“Si uno empieza por
permitirse un asesinato, pronto no le da importancia a robar, del robo se pasa
a la bebida y a la inobservancia del día del Señor, y se acaba por faltar a la
buena educación y por dejar las cosas para el día siguiente. Una vez que
empieza uno a deslizarse cuesta abajo, ya no sabe dónde podrá detenerse. La
ruina de muchos comenzó con un pequeño asesinato al que no dieron importancia
en su momento” Thomas de Quincey_ Ensayos del asesinato como una de las bellas
Artes.
La noticia de esta
semana del asesinato de una figura política a manos de una ex-empleada y las
reacciones que en las redes sociales ha supuesto para cuatro descerebrados, ha
generado un pasto muy sabroso para todos aquellos que saben pescar en río revuelto.
Nada más fácil que poner el altavoz al tonto del pueblo para que la primera
sandez que suelte por la boca sea portada en todos los medios y, a partir de
ahí, sembrar el campo de los argumentos que darán cuerpo a las acciones
posteriores y que justificarán las medidas para, como siempre “protegernos de
nosotros mismos y de males mayores” o, lo que viene a significar, censurar y
controlar, que se lleva mucho.
La cita que abre este post data de 1827 y la encontré de
casualidad en una de mis recientes lecturas. En ese momento, tenía para mí otro
significado, y me acercaba más a lo retorcido de lo que en ella se mencionaba
para convertir en banal lo más grave y viceversa. Pensaba que a ese grado tan
retorcido de realidad ha llegado nuestra ficción diaria (ah! Espera… que es de
verdad), donde todo es manipulado hasta el absurdo y asumido con naturalidad.
Pero ahora, tras la noticia de esta semana, el giro y la
vuelta de tuerca, toma otro aire y se vuelve a abrir la veda del hay que prohibir con argumentos tan
endebles como que Twitter es un sitio peligroso, que hay que regular la
libertad de expresión (menuda libertad, pues) y sandeces semejantes. Como decía
alguno, una persona que grita en el Congreso de los Diputados “¡que se jodan!” aludiendo a los 6.000.000 de parados
que, según ella, están así por mero gusto, o ese cura que puede soltar salvajadas
homófobas por su boca, amparado por la justicia en la, ahora sí, libertad de
expresión, son cosas que dan a uno en qué pensar.
Lo primero que a mí me viene a la mente es el grado de
degeneración que en España hemos sufrido a partir de la crisis y, quién sabe,
sino antes. Toneladas de basura son vomitadas por los medios a diario con el
único interés de saturar la capacidad de filtro del personal para conseguir el
efecto ni siento ni padezco o bien,
el llamado bastante tengo yo con lo mío.
Lo cual degenera en la apatía generalizada y el hartazgo global que puede
provocar, a mi corto entender, dos reacciones, casi opuestas:
A) el aborregamiento total de la masa
social, donde te la están metiendo doblada a diario pero tu máxima en la vida
se convierte en el “Virgencita, Virgencita, que me quede como estoy”.
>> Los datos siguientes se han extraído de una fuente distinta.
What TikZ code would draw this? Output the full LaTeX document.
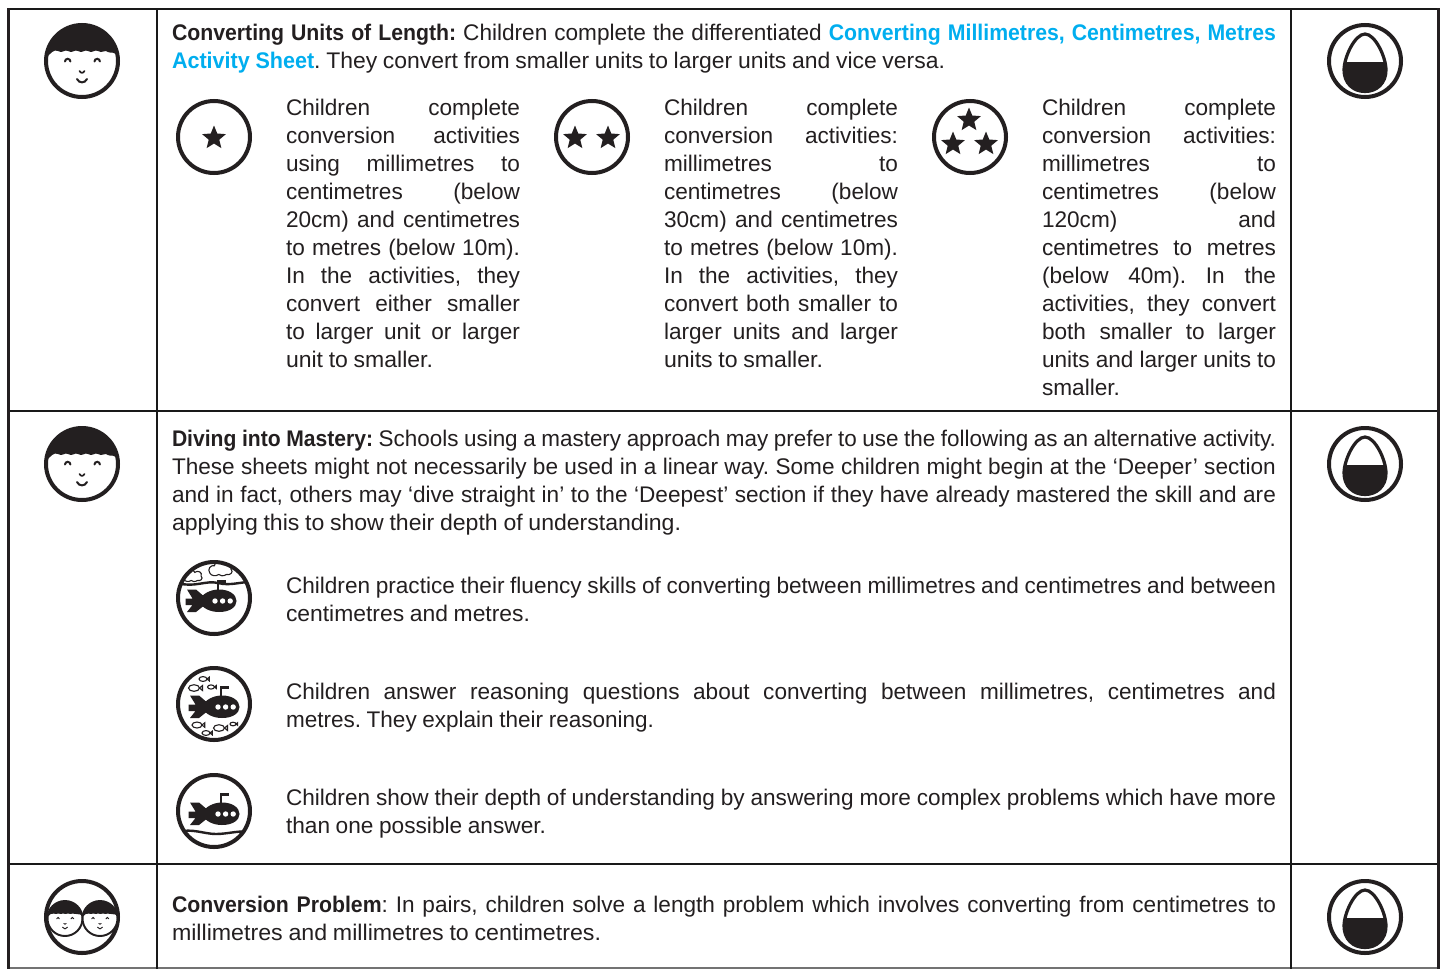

B) La inflamación de la bolsa
escrotal hasta el punto que se tome la misma proporción de salvajismo verbal
que ha provocado la situación.
Lo que viene a ser el “y tú más” pero completamente llevado
al extremo. La violencia verbal puede degenerar en algo más.
Y en ese punto estamos: en España, que no somos amigos de
echar la vista a atrás para ver qué historia arrastramos (somos más del día a
día y quitar y poner ídolos como el que se cambia de calzoncillos, incluidos
todos aquellos que usan espátula para ello), la opción B es la excepción,
lo que no interesa a según quién. Por lo tanto, es lo que hay que perseguir. Yo
te he llamado cabrón y te he dado una colleja de aúpa, pero es que tú te has
cagado en mi madre, y eso si que no se lo permito a nadie. Prohibido cagarse en
la madre de nadie a partir de ahora.
Y en ese momento, a mí se me saltan las lágrimas y pienso
en la distancia que me separa cada vez más de volver a mi sitio, a todo aquello
que quisiera que siguiese como hace unos años y que ya nunca volverá. Y esa
distancia crece y crece cada día, y yo me alejo un poquito con cada nueva
estupidez y ley o recorte que sufrimos.
Y, lo malo es que no sé cuántas lágrimas me quedan.